3. In allowing for “nationwide service” of pen register and trap and trace orders, the bill would further marginalize the role of the judiciary. It would authorize what would be the equivalent of a blank warrant in the physical world: the court issues the order, and the law enforcement agent fills in the places to be searched. This is not consistent with the important Fourth Amendment privacy protection of requiring that warrants specify the place to be searched. Under this legislation, a judge would be unable to meaningfully monitor the extent to which her order was being used to access information about Internet communications. The Senate amendment to the Commerce, Justice and State Appropriations bill included a similar provision.

The ACLU noted that the FBI already has broad authority to monitor telephone and Internet communications. Most of the changes proposed in the bill would apply not just to surveillance of terrorists, but instead to all surveillance in the United States.

Law enforcement authorities — even when they are required to obtain court orders – have great leeway under current law to investigate suspects in terrorist attacks. Current law already provides, for example, that wiretaps can be obtained for the crimes involved in terrorist attacks, including destruction of aircraft and aircraft piracy.

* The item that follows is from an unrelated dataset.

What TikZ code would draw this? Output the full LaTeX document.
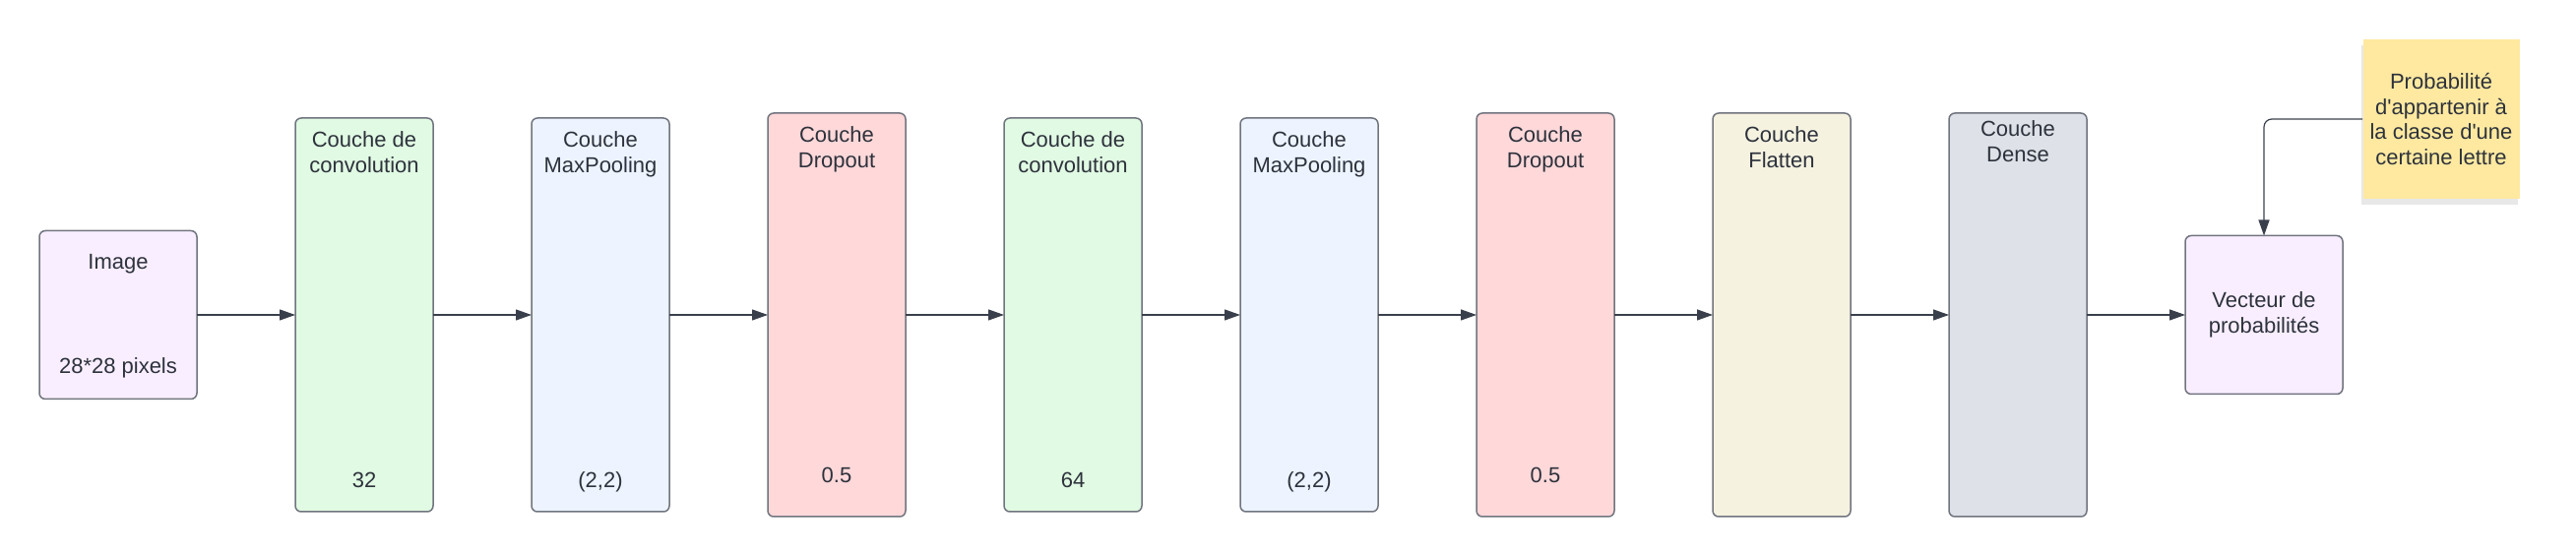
\documentclass[tikz,border=0pt]{standalone}
\usepackage{fontspec}
\setmainfont{Liberation Sans}
\usetikzlibrary{arrows.meta, positioning, shadows}

\definecolor{ink}{RGB}{45,50,60}
\definecolor{edgegray}{RGB}{112,116,126}
\definecolor{arrowink}{RGB}{58,64,75}
\definecolor{imgfill}{RGB}{249,238,255}
\definecolor{convfill}{RGB}{225,250,227}
\definecolor{poolfill}{RGB}{237,244,255}
\definecolor{dropfill}{RGB}{255,216,217}
\definecolor{flatfill}{RGB}{245,242,224}
\definecolor{densefill}{RGB}{222,225,231}
\definecolor{notefill}{RGB}{255,233,160}

\begin{document}
\begin{tikzpicture}[
  x=0.5pt, y=-0.5pt,
  node distance=50pt,
  layer/.style={
    rectangle, rounded corners=3pt,
    minimum width=70pt, minimum height=200pt,
    draw=edgegray, line width=0.75pt, inner sep=0pt, outer sep=0pt
  },
  tallayer/.style={layer, minimum height=205pt},
  endbox/.style={
    rectangle, rounded corners=3pt, outer sep=0pt,
    minimum width=80pt, draw=edgegray, line width=0.75pt,
    fill=imgfill, align=center, text=ink,
    font=\fontsize{11}{13}\selectfont
  },
  note/.style={
    rectangle, fill=notefill, minimum width=79.5pt, minimum height=81pt,
    align=center, text=ink, font=\fontsize{11}{12.8}\selectfont,
    drop shadow={shadow xshift=-1pt, shadow yshift=-3pt, opacity=0.18}
  },
  ttl/.style={font=\fontsize{11}{13}\selectfont, text=ink, align=center, inner sep=0pt, anchor=north},
  val/.style={font=\fontsize{11}{13}\selectfont, text=ink, inner sep=0pt, anchor=base},
  arr/.style={-{Triangle[length=8pt, width=5.5pt]}, line width=0.6pt, draw=arrowink},
]

\useasboundingbox (0,0) rectangle (2617,565);

%% ---- input ----
\node[endbox, minimum height=85.5pt] (img) at (120,320) {};
\node[val] (imgt) at ([yshift=-19.5pt]img.north) {Image};
\node[val] (imgv) at ([yshift=13pt]img.south) {28*28 pixels};

%% ---- layers ----
\node[layer, fill=convfill, right=of img] (conv1) {};
\node[layer, fill=poolfill, right=of conv1] (pool1) {};
\node[tallayer, fill=dropfill, right=of pool1] (drop1) {};
\node[layer, fill=convfill, right=of drop1] (conv2) {};
\node[layer, fill=poolfill, right=of conv2] (pool2) {};
\node[tallayer, fill=dropfill, right=of pool2] (drop2) {};
\node[tallayer, fill=flatfill, right=of drop2] (flat) {};
\node[tallayer, fill=densefill, right=of flat] (dense) {};

%% titles
\node[ttl] (conv1t) at ([yshift=-6.6pt]conv1.north) {Couche de\\convolution};
\node[ttl] (pool1t) at ([yshift=-6.6pt]pool1.north) {Couche\\MaxPooling};
\node[ttl] (drop1t) at ([yshift=-6.6pt]drop1.north) {Couche\\Dropout};
\node[ttl] (conv2t) at ([yshift=-6.6pt]conv2.north) {Couche de\\convolution};
\node[ttl] (pool2t) at ([yshift=-6.6pt]pool2.north) {Couche\\MaxPooling};
\node[ttl] (drop2t) at ([yshift=-6.6pt]drop2.north) {Couche\\Dropout};
\node[ttl] (flatt)  at ([yshift=-6.6pt]flat.north)  {Couche\\Flatten};
\node[ttl] (denset) at ([yshift=-3.6pt]dense.north) {Couche\\Dense};

%% parameters
\node[val] (conv1v) at ([yshift=12pt]conv1.south) {32};
\node[val] (pool1v) at ([yshift=12pt]pool1.south) {(2,2)};
\node[val] (drop1v) at ([yshift=17pt]drop1.south) {0.5};
\node[val] (conv2v) at ([yshift=12pt]conv2.south) {64};
\node[val] (pool2v) at ([yshift=12pt]pool2.south) {(2,2)};
\node[val] (drop2v) at ([yshift=17pt]drop2.south) {0.5};

%% ---- output ----
\node[endbox, minimum height=80.5pt, right=of dense] (vect) {Vecteur de\\probabilités};
\node[note] (note) at (2480,121)
  {Probabilité\\d\textquotesingle appartenir à\\la classe d\textquotesingle une\\certaine lettre};

%% ---- connections ----
\draw[arr] (img)   -- (conv1);
\draw[arr] (conv1) -- (pool1);
\draw[arr] (pool1) -- (drop1);
\draw[arr] (drop1) -- (conv2);
\draw[arr] (conv2) -- (pool2);
\draw[arr] (pool2) -- (drop2);
\draw[arr] (drop2) -- (flat);
\draw[arr] (flat)  -- (dense);
\draw[arr] (dense) -- (vect);
\draw[arr, rounded corners=4pt] (note.west) -| (vect.north);

\end{tikzpicture}
\end{document}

The FBI also already has authority to intercept these communications without showing probable cause of crime for “intelligence” purposes under the Foreign Intelligence Surveillance Act. Little is known about the extent of this wiretapping, other than that FISA wiretaps now exceed wiretapping for all domestic criminal investigations. The standards for obtaining a FISA wiretap are lower than the standards for obtaining a criminal wiretap.

Criminal Justice

One of the overarching problems with the bill is the very broad definition of “terrorism” that already exists under federal law.

Under the original Administration provision – and remaining in the Sensenbrenner-Conyers legislation – the broad definition of terrorism combined with the proposed harsher criminal penalties could lead to thousands of protestors at an anti-war rally to be labeled as conspirators in a terrorist plot.

Even House Intelligence Committee Chairman Porter Goss, R-FL, told the Los Angeles Times that he is troubled by the implications of a broad definition of terrorism. “The trouble is, ‘terrorism’ is a very broad word and it lends itself to a lot of mischief for people who would abuse common sense,” he told the Times.

The ACLU said it supports limiting the definition of terrorism to cases involving death or serious bodily injury.

The other major concern is that the bill allows for the broad sharing of sensitive information with intelligence agencies, including the CIA, the NSA, the INS and the Secret Service. It would permit sharing information gathered through wiretaps and confidential grand jury information without any safeguards regarding the future use or dissemination of such information.

“In sum,” the ACLU’s Murphy said, “the proposed compromise legislation does include some improvements from the Administration’s original legislation. But we are still deeply concerned that the compromise measure continues to weaken essential checks and balances on the authority of federal law enforcement in a manner that is unwarranted.”